Neste primeiro semestre, Rousseff realizou ainda um ajuste fiscal e cortes em direitos trabalhistas. Em meio a um Congresso conservador comandado pelo antipetista Eduardo Cunha, não teve forças, nem uma articulação política hábil, para aprovar a reforma eleitoral pedida pelo partido, que queria o fim do financiamento privado de campanha. Também não conseguiu evitar a aprovação, em primeira votação, da redução da maioridade penal. “A ampla frente de esquerda, democrática, que conquistou a vitória de outubro, se afastou”, resume Paulo Skoromov, de 68 anos, sindicalista que presidiu a assembleia que fundou o partido, em 10 de fevereiro de 1980, no colégio Sion, em São Paulo. “A gente apoia a presidenta, até com a última gota de sangue, contra o golpe do impeachment. Mas é o que dizem: com Levy e Kátia Abreu fica difícil dizer que o Governo é meu.”
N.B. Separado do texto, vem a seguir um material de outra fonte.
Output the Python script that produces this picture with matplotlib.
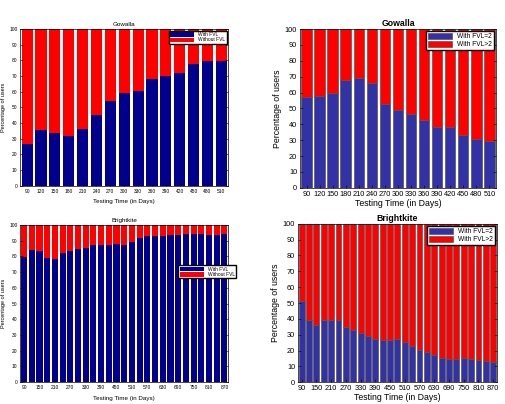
import numpy as np
import matplotlib
matplotlib.use('Agg')
import matplotlib.pyplot as plt

plt.rcParams['font.family'] = ['Liberation Sans', 'DejaVu Sans']

# Gowalla, 90..510 days
gow_days = [90, 120, 150, 180, 210, 240, 270, 300, 330, 360, 390, 420, 450, 480, 510]
gow_fvl = [27, 35.5, 33.5, 31.5, 36, 45, 54, 59.5, 60.5, 68, 70, 72, 78, 79.5, 79.5]
gow_fvl2 = [57, 58, 60, 68, 69, 66, 53, 49, 46.5, 43, 38.5, 38.5, 33.5, 31, 29.5]

# Brightkite, 90..870 days
bk_days = [90, 120, 150, 180, 210, 240, 270, 300, 330, 360, 390, 420, 450, 480,
           510, 540, 570, 600, 630, 660, 690, 720, 750, 780, 810, 840, 870]
bk_fvl = [79.5, 84, 83.5, 79, 78.5, 82.5, 83.5, 84.5, 85.5, 87, 87.5, 87.5, 88, 87.5,
          89, 91.5, 93, 93, 93, 93.5, 93.5, 94, 94, 94, 93.5, 93.5, 94]
bk_fvl2 = [51, 39.5, 36, 39, 39.5, 39.5, 35, 33, 31, 29, 27.5, 26.5, 26.5, 27,
           25.5, 23, 20.5, 19, 17, 15.5, 14.5, 14.5, 15, 14.5, 14, 13.5, 13]

fig = plt.figure(figsize=(5.05, 4.04), dpi=100)


def draw(ax, days, vals, title, labels, blue, small, legend_loc, every=1):
    x = np.arange(1, len(days) + 1)
    vals = np.array(vals)
    if small:
        ec, lw = 'none', 0
        fs, tfs, lfs, gfs = 3.5, 4.5, 4.0, 3.5
    else:
        ec, lw = '#555555', 0.5
        fs, tfs, lfs, gfs = 5.3, 6.3, 6.3, 4.8
    ax.bar(x, vals, width=0.8, color=blue, edgecolor=ec, linewidth=lw, label=labels[0])
    ax.bar(x, 100 - vals, bottom=vals, width=0.8, color='#ff0000', edgecolor=ec, linewidth=lw, label=labels[1])
    ax.set_xlim(0.5, len(days) + 0.5)
    ax.set_ylim(0, 100)
    ax.set_yticks(range(0, 101, 10))
    ax.set_xticks(x[::every])
    ax.set_xticklabels([str(d) for d in days[::every]])
    ax.tick_params(labelsize=fs, direction='in', length=2, width=0.4, top=False, right=True, pad=2)
    for s in ax.spines.values():
        s.set_linewidth(0.5)
    ax.set_title(title, fontsize=tfs, fontweight='normal' if small else 'bold', pad=2)
    ax.set_xlabel('Testing Time (in Days)', fontsize=tfs, labelpad=4 if small else 1)
    ax.set_ylabel('Percentage of users', fontsize=lfs, labelpad=2)
    ax.legend(loc=legend_loc, fontsize=gfs, handlelength=5 if small else 3.5,
              handleheight=1.0, borderpad=0.3, labelspacing=0.1, fancybox=False,
              edgecolor='black', framealpha=1, borderaxespad=0.3)


ax1 = fig.add_axes([0.040, 0.540, 0.412, 0.388])
draw(ax1, gow_days, gow_fvl, 'Gowalla', ['With FVL', 'Without FVL'], '#00008c', True, 'upper right')

ax2 = fig.add_axes([0.594, 0.535, 0.388, 0.393])
draw(ax2, gow_days, gow_fvl2, 'Gowalla', ['With FVL=2', 'With FVL>2'], '#3232a6', False, 'upper right')

ax3 = fig.add_axes([0.040, 0.054, 0.412, 0.389])
draw(ax3, bk_days, bk_fvl, 'Brightkite', ['With FVL', 'Without FVL'], '#00008c', True, (0.76, 0.66), every=2)

ax4 = fig.add_axes([0.590, 0.054, 0.394, 0.392])
draw(ax4, bk_days, bk_fvl2, 'Brightkite', ['With FVL=2', 'With FVL>2'], '#3232a6', False, 'upper right', every=2)

fig.savefig('out.png', dpi=100)
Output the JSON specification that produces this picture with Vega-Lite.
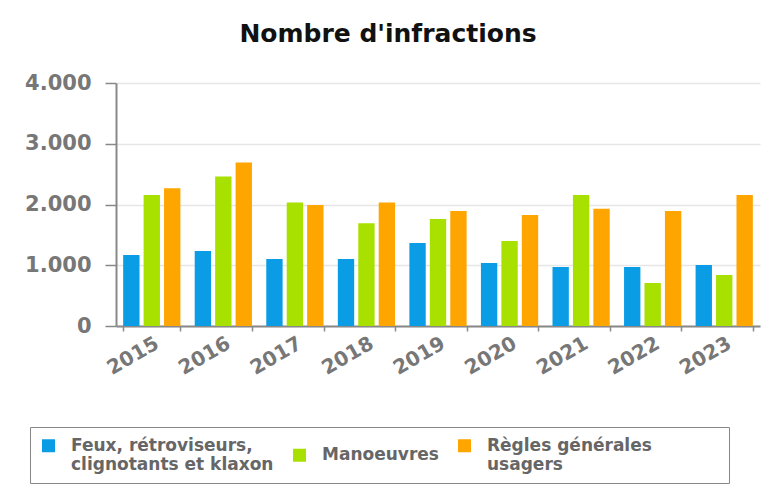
{
  "$schema": "https://vega.github.io/schema/vega-lite/v6.json",
  "width": 644,
  "height": 243,
  "autosize": {"type": "none"},
  "padding": {"left": 116, "top": 83, "right": 8, "bottom": 159},
  "background": "white",
  "title": {
    "text": "Nombre d'infractions",
    "font": "DejaVu Sans",
    "fontSize": 25,
    "fontWeight": "bold",
    "color": "#111111",
    "anchor": "middle",
    "offset": 25,
    "dx": -50
  },
  "data": {
    "values": [
      {"annee": "2015", "cat": "Feux", "n": 1170},
      {"annee": "2015", "cat": "Manoeuvres", "n": 2158},
      {"annee": "2015", "cat": "Regles", "n": 2268},
      {"annee": "2016", "cat": "Feux", "n": 1235},
      {"annee": "2016", "cat": "Manoeuvres", "n": 2460},
      {"annee": "2016", "cat": "Regles", "n": 2690},
      {"annee": "2017", "cat": "Feux", "n": 1104},
      {"annee": "2017", "cat": "Manoeuvres", "n": 2031},
      {"annee": "2017", "cat": "Regles", "n": 1993},
      {"annee": "2018", "cat": "Feux", "n": 1104},
      {"annee": "2018", "cat": "Manoeuvres", "n": 1692},
      {"annee": "2018", "cat": "Regles", "n": 2031},
      {"annee": "2019", "cat": "Feux", "n": 1367},
      {"annee": "2019", "cat": "Manoeuvres", "n": 1763},
      {"annee": "2019", "cat": "Regles", "n": 1895},
      {"annee": "2020", "cat": "Feux", "n": 1038},
      {"annee": "2020", "cat": "Manoeuvres", "n": 1400},
      {"annee": "2020", "cat": "Regles", "n": 1829},
      {"annee": "2021", "cat": "Feux", "n": 972},
      {"annee": "2021", "cat": "Manoeuvres", "n": 2158},
      {"annee": "2021", "cat": "Regles", "n": 1928},
      {"annee": "2022", "cat": "Feux", "n": 972},
      {"annee": "2022", "cat": "Manoeuvres", "n": 708},
      {"annee": "2022", "cat": "Regles", "n": 1895},
      {"annee": "2023", "cat": "Feux", "n": 1005},
      {"annee": "2023", "cat": "Manoeuvres", "n": 840},
      {"annee": "2023", "cat": "Regles", "n": 2158}
    ]
  },
  "mark": {"type": "bar"},
  "encoding": {
    "x": {
      "field": "annee",
      "type": "nominal",
      "scale": {"paddingInner": 0.2, "paddingOuter": 0.1},
      "axis": {
        "title": null,
        "labelAngle": -30,
        "labelAlign": "right",
        "labelBaseline": "top",
        "labelFont": "DejaVu Sans",
        "labelFontWeight": "bold",
        "labelFontSize": 20,
        "labelColor": "#777777",
        "labelPadding": 2,
        "domainColor": "#888888",
        "domainWidth": 2,
        "tickColor": "#888888",
        "tickSize": 5,
        "tickWidth": 1.5,
        "tickBand": "extent"
      }
    },
    "xOffset": {
      "field": "cat",
      "type": "nominal",
      "scale": {"paddingInner": 0.2, "paddingOuter": 0}
    },
    "y": {
      "field": "n",
      "type": "quantitative",
      "scale": {"domain": [0, 4000], "nice": false},
      "axis": {
        "title": null,
        "values": [0, 1000, 2000, 3000, 4000],
        "labelExpr": "replace(format(datum.value, ','), ',', '.')",
        "labelFont": "DejaVu Sans",
        "labelFontWeight": "bold",
        "labelFontSize": 21,
        "labelColor": "#777777",
        "labelPadding": 14,
        "domainColor": "#888888",
        "domainWidth": 2,
        "tickColor": "#888888",
        "tickSize": 11,
        "tickWidth": 1.5,
        "gridColor": "#e6e6e6",
        "gridWidth": 1.5
      }
    },
    "color": {
      "field": "cat",
      "type": "nominal",
      "scale": {
        "domain": ["Feux", "Manoeuvres", "Regles"],
        "range": ["#0a9de6", "#a8e000", "#ffa500"]
      },
      "legend": {
        "title": null,
        "orient": "none",
        "direction": "horizontal",
        "legendX": -86,
        "legendY": 344,
        "padding": 10,
        "strokeColor": "#888888",
        "labelExpr": "datum.value == 'Feux' ? ['Feux, rétroviseurs,', 'clignotants et klaxon'] : datum.value == 'Regles' ? ['Règles générales\u2800\u2800\u2800\u2800\u2800', 'usagers'] : 'Manoeuvres'",
        "labelFont": "DejaVu Sans",
        "labelFontWeight": "bold",
        "labelFontSize": 17,
        "labelColor": "#666666",
        "labelLimit": 400,
        "symbolType": "square",
        "symbolSize": 169,
        "symbolStrokeWidth": 0,
        "columnPadding": 17,
        "labelOffset": 14
      }
    }
  },
  "config": {"view": {"stroke": null}}
}
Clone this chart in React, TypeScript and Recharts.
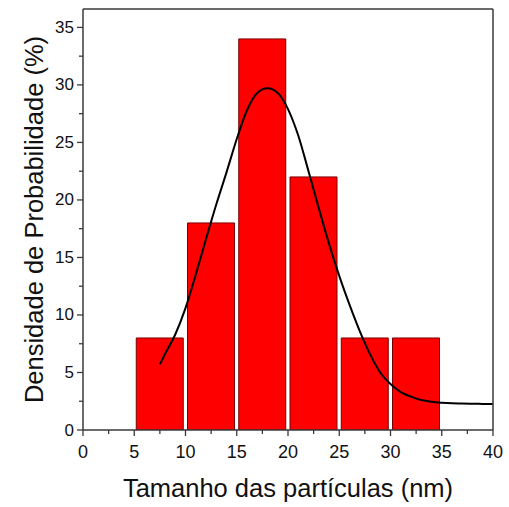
import { ComposedChart, Bar, Line, XAxis, YAxis, Label } from 'recharts';

// histogram classes of 5 nm over the 0–40 nm range and their probability density (%)
const binLabels = ['0-5', '5-10', '10-15', '15-20', '20-25', '25-30', '30-35', '35-40'];
const binDensity = [null, 8, 18, 34, 22, 8, 8, null];

// fitted distribution curve
const fitX = [7.5, 8, 9, 10, 11, 12, 13, 14, 15, 16, 17, 18, 19, 20, 21, 22, 23, 24, 25, 26, 27, 28, 29, 30, 31, 32, 33, 34, 35, 36, 37, 38, 39, 40];
const fitY = [5.7, 6.6, 8.3, 10.6, 13.5, 16.6, 19.6, 22.4, 25.3, 27.8, 29.3, 29.7, 29.3, 27.9, 25.6, 22.5, 19.3, 16.2, 13.4, 10.9, 8.6, 6.6, 5.0, 4.0, 3.3, 2.9, 2.6, 2.45, 2.37, 2.32, 2.3, 2.28, 2.27, 2.26];

const xTicks = [0, 2.5, 5, 7.5, 10, 12.5, 15, 17.5, 20, 22.5, 25, 27.5, 30, 32.5, 35, 37.5, 40];
const yTicks = [0, 2.5, 5, 7.5, 10, 12.5, 15, 17.5, 20, 22.5, 25, 27.5, 30, 32.5, 35];

const bins = binLabels.map((bin, i) => ({ bin, p: binDensity[i] }));
const fit = fitX.map((x, i) => ({ x, y: fitY[i] }));

const FONT = '"Liberation Sans", Arial, sans-serif';
const AXIS = '#3a3a3a';

const XTick = (props: any) => {
  const { x, y, payload } = props;
  const major = payload.value % 5 === 0;
  return (
    <g>
      <line x1={x} x2={x} y1={y} y2={y + (major ? 6 : 4)} stroke={AXIS} strokeWidth={1.3} />
      {major && (
        <text x={x} y={y + 22} textAnchor="middle" dominantBaseline="central" fontSize={18} fill="#111" fontFamily={FONT}>
          {payload.value}
        </text>
      )}
    </g>
  );
};

const YTick = (props: any) => {
  const { x, y, payload } = props;
  const major = payload.value % 5 === 0;
  return (
    <g>
      <line x1={x} x2={x - (major ? 6 : 4)} y1={y} y2={y} stroke={AXIS} strokeWidth={1.3} />
      {major && (
        <text x={x - 9} y={y} textAnchor="end" dominantBaseline="central" fontSize={17} fill="#111" fontFamily={FONT}>
          {payload.value}
        </text>
      )}
    </g>
  );
};

export default function App() {
  return (
    <div style={{ position: 'absolute', left: 0, top: 0, background: '#fff' }}>
      <ComposedChart
        width={509}
        height={507}
        data={bins}
        margin={{ top: 8, right: 15, left: 0, bottom: 0 }}
        barCategoryGap={2}
      >
        {/* numeric size axis, used by the fitted curve */}
        <XAxis
          dataKey="x"
          type="number"
          domain={[0, 40]}
          ticks={xTicks}
          interval={0}
          tick={<XTick />}
          tickLine={false}
          tickSize={0}
          tickMargin={0}
          height={77}
          axisLine={{ stroke: AXIS, strokeWidth: 1.5 }}
        >
          <Label
            content={({ viewBox }: any) => (
              <text
                x={viewBox.x + viewBox.width / 2}
                y={viewBox.y + 58}
                textAnchor="middle"
                dominantBaseline="central"
                fontSize={25.5}
                fill="#111"
                fontFamily={FONT}
              >
                Tamanho das partículas (nm)
              </text>
            )}
          />
        </XAxis>
        {/* hidden class axis: 8 bands of 5 nm spanning the same 0–40 range */}
        <XAxis xAxisId="bins" dataKey="bin" type="category" hide padding={{ left: 0, right: 0 }} />
        <XAxis
          xAxisId="top"
          orientation="top"
          type="number"
          domain={[0, 40]}
          tick={false}
          tickLine={false}
          height={1}
          axisLine={{ stroke: AXIS, strokeWidth: 1.5 }}
        />
        <YAxis
          type="number"
          domain={[0, 36.6]}
          ticks={yTicks}
          interval={0}
          tick={<YTick />}
          tickLine={false}
          tickSize={0}
          tickMargin={0}
          width={83}
          allowDataOverflow
          axisLine={{ stroke: AXIS, strokeWidth: 1.5 }}
        >
          <Label
            content={({ viewBox }: any) => {
              const cx = 34;
              const cy = viewBox.y + viewBox.height / 2;
              return (
                <text
                  x={cx}
                  y={cy}
                  transform={`rotate(-90 ${cx} ${cy})`}
                  textAnchor="middle"
                  dominantBaseline="central"
                  fontSize={25.5}
                  fill="#111"
                  fontFamily={FONT}
                >
                  Densidade de Probabilidade (%)
                </text>
              );
            }}
          />
        </YAxis>
        <YAxis
          yAxisId="right"
          orientation="right"
          type="number"
          domain={[0, 36.6]}
          tick={false}
          tickLine={false}
          width={1}
          axisLine={{ stroke: AXIS, strokeWidth: 1.5 }}
        />
        <Bar
          xAxisId="bins"
          dataKey="p"
          fill="#ff0000"
          stroke="#7a0000"
          strokeWidth={1}
          barSize={47}
          isAnimationActive={false}
        />
        <Line
          data={fit}
          dataKey="y"
          type="monotone"
          stroke="#000"
          strokeWidth={2}
          dot={false}
          activeDot={false}
          isAnimationActive={false}
        />
      </ComposedChart>
    </div>
  );
}
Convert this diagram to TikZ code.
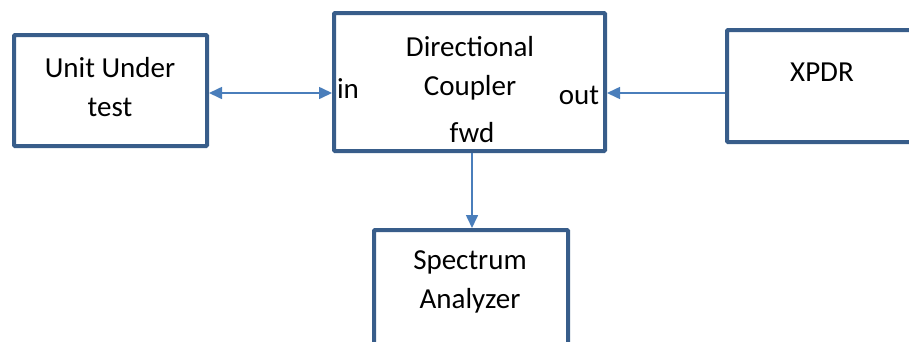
\documentclass[tikz,border=0pt]{standalone}
\usepackage{fontspec}
\setmainfont{Carlito}
\usepackage{tikz}
\usetikzlibrary{positioning, calc, arrows.meta}

\definecolor{boxblue}{HTML}{385D8A}
\definecolor{linkblue}{HTML}{4A7EBB}

\begin{document}
\begin{tikzpicture}[x=1pt, y=-1pt, >={Triangle[length=13pt,width=12pt]}]
        \tikzset{
          block/.style={draw=boxblue, line width=4pt, fill=white, rounded corners=1pt, align=center, inner sep=0pt},
          link/.style={draw=linkblue, line width=1.6pt},
          lbl/.style={font=\fontsize{29}{39}\selectfont, align=center, inner sep=0pt}
        }
        \useasboundingbox (0,0) rectangle (909,341);
        \clip (0,0) rectangle (909,341);

        % Blocks
        \node[block, minimum width=193pt, minimum height=111pt] (uut) at (110.5,90.5) {};
        \node[block, minimum width=271pt, minimum height=138pt] (dc) at (469.5,82) {};
        \node[block, minimum width=200pt, minimum height=112pt] (xpdr) at (827,86) {};
        \node[block, minimum width=194pt, minimum height=124pt] (sa) at (471,292) {};

        % Labels
        \node[lbl] (uuttxt) at (110,87) {Unit Under\\test};
        \node[lbl] (dctxt) at (470,68) {Directional\\Coupler};
        \node[lbl] (fwd) at (472,133) {fwd};
        \node[lbl] (in) at (348,89) {in};
        \node[lbl] (out) at (579,95) {out};
        \node[lbl] (xpdrtxt) at (822,72) {XPDR};
        \node[lbl] (satxt) at (470,282) {Spectrum\\Analyzer};

        % Connections
        \draw[link, <->] ([yshift=-2.5pt]uut.east) -- ([yshift=-2.5pt]uut.east -| dc.west);
        \draw[link, ->] ([yshift=-7pt]xpdr.west) -- ([yshift=-7pt]xpdr.west -| dc.east);
        \draw[link, ->] (dc.south -| fwd) -- (sa.north -| fwd);
\end{tikzpicture}
\end{document}
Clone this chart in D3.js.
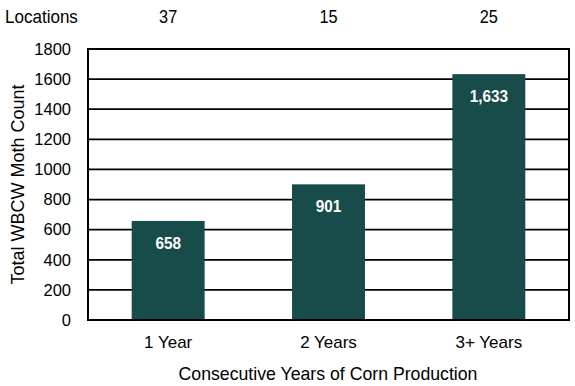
<!DOCTYPE html>
<html><head><meta charset="utf-8">
<script src="https://cdn.jsdelivr.net/npm/d3@7"></script>
<style>body{margin:0;background:#fff}svg{display:block}</style>
</head><body>
<script>
const categories = ["1 Year", "2 Years", "3+ Years"];
const values = [658, 901, 1633];
const locations = [37, 15, 25];
const yTicks = [0, 200, 400, 600, 800, 1000, 1200, 1400, 1600, 1800];

const W = 575, H = 386;
const FONT = "'Liberation Sans Narrow', 'Arial Narrow', 'Liberation Sans', Arial, sans-serif";
const m = {left: 88, right: 6, top: 49, bottom: 66};
const svg = d3.select("body").append("svg").attr("width", W).attr("height", H);

function condense(sel, f) {
  sel.each(function() {
    const len = this.getComputedTextLength();
    d3.select(this).attr("textLength", len * f).attr("lengthAdjust", "spacingAndGlyphs");
  });
}

const x = d3.scaleBand().domain(categories).range([m.left, W - m.right]).paddingInner(0.545).paddingOuter(0.2725);
const y = d3.scaleLinear().domain([0, 1800]).range([H - m.bottom, m.top]);

// gridlines
svg.append("g").selectAll("line").data(yTicks.slice(1, -1)).join("line")
  .attr("x1", m.left).attr("x2", W - m.right)
  .attr("y1", d => y(d)).attr("y2", d => y(d))
  .attr("stroke", "#000").attr("stroke-width", 1.8);

// bars
svg.append("g").selectAll("rect").data(values).join("rect")
  .attr("x", (d, i) => x(categories[i])).attr("width", x.bandwidth())
  .attr("y", d => y(d)).attr("height", d => y(0) - y(d))
  .attr("fill", "#184C4B");

// frame
svg.append("rect").attr("x", m.left).attr("y", m.top)
  .attr("width", W - m.right - m.left).attr("height", H - m.bottom - m.top)
  .attr("fill", "none").attr("stroke", "#000").attr("stroke-width", 2);

// value labels
const vl = svg.append("g").selectAll("text").data(values).join("text")
  .attr("x", (d, i) => x(categories[i]) + x.bandwidth() / 2)
  .attr("y", d => y(d) + 28)
  .attr("text-anchor", "middle").attr("fill", "#fff")
  .attr("font-family", FONT).attr("font-weight", "bold").attr("font-size", 17)
  .text(d => d3.format(",")(d));
condense(vl, 0.9);

// y axis
const yAxis = d3.axisLeft(y).tickValues(yTicks).tickSize(0).tickPadding(17).tickFormat(d3.format("d"));
const gy = svg.append("g").attr("transform", `translate(${m.left},0)`).call(yAxis);
gy.select(".domain").remove();
gy.selectAll("text").attr("font-family", FONT).attr("font-size", 16.5).attr("fill", "#000");

// x axis
const xAxis = d3.axisBottom(x).tickSize(0).tickPadding(16);
const gx = svg.append("g").attr("transform", `translate(0,${H - m.bottom})`).call(xAxis);
gx.select(".domain").remove();
gx.selectAll("text").attr("font-family", FONT).attr("font-size", 17).attr("fill", "#000");

// axis titles
svg.append("text").attr("transform", `translate(24,${(m.top + H - m.bottom) / 2}) rotate(-90)`)
  .attr("text-anchor", "middle").attr("font-family", FONT).attr("font-size", 18).text("Total WBCW Moth Count");
svg.append("text").attr("x", (m.left + W - m.right) / 2 - 0.5).attr("y", 380)
  .attr("text-anchor", "middle").attr("font-family", FONT).attr("font-size", 17.7).text("Consecutive Years of Corn Production");

// locations row
const lt = svg.append("text").attr("x", 5).attr("y", 23).attr("font-family", FONT).attr("font-size", 18.5)
  .text("Locations");
condense(lt, 0.92);
const ln = svg.append("g").selectAll("text").data(locations).join("text")
  .attr("x", (d, i) => x(categories[i]) + x.bandwidth() / 2).attr("y", 23)
  .attr("text-anchor", "middle").attr("font-family", FONT).attr("font-size", 18.5).text(d => d);
condense(ln, 0.88);
</script>
</body></html>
Como num último suspiro de confiança e diante do que acreditam ser uma ameaça maior, uma frente de esquerda formada por movimentos sociais e sindicatos promete voltar às ruas no próximo dia 20, quatro dias após a mobilização pró-impeachment. Para evitar o constrangimento de serem acusados de defenderem cegamente o Governo, fazem questão de enfatizar que pedirão respeito à democracia, mas também o fim do ajuste fiscal.

A pedido de Lula, a presidenta recebeu parte desses militantes no último dia 13, em Brasília, em um evento público. Guilherme Boulos, liderança do Movimento dos Trabalhadores Sem-Teto (MTST), foi convidado a assumir o microfone e, diante de uma Rousseff visivelmente desconfortável, avisou: “A agenda do Brasil é a da distribuição de renda, a de reformas sociais (...) Estaremos firmes e decididos nas ruas para defender essa agenda com unhas e dentes. A saída para o nosso país é com o povo e pela esquerda, presidenta”.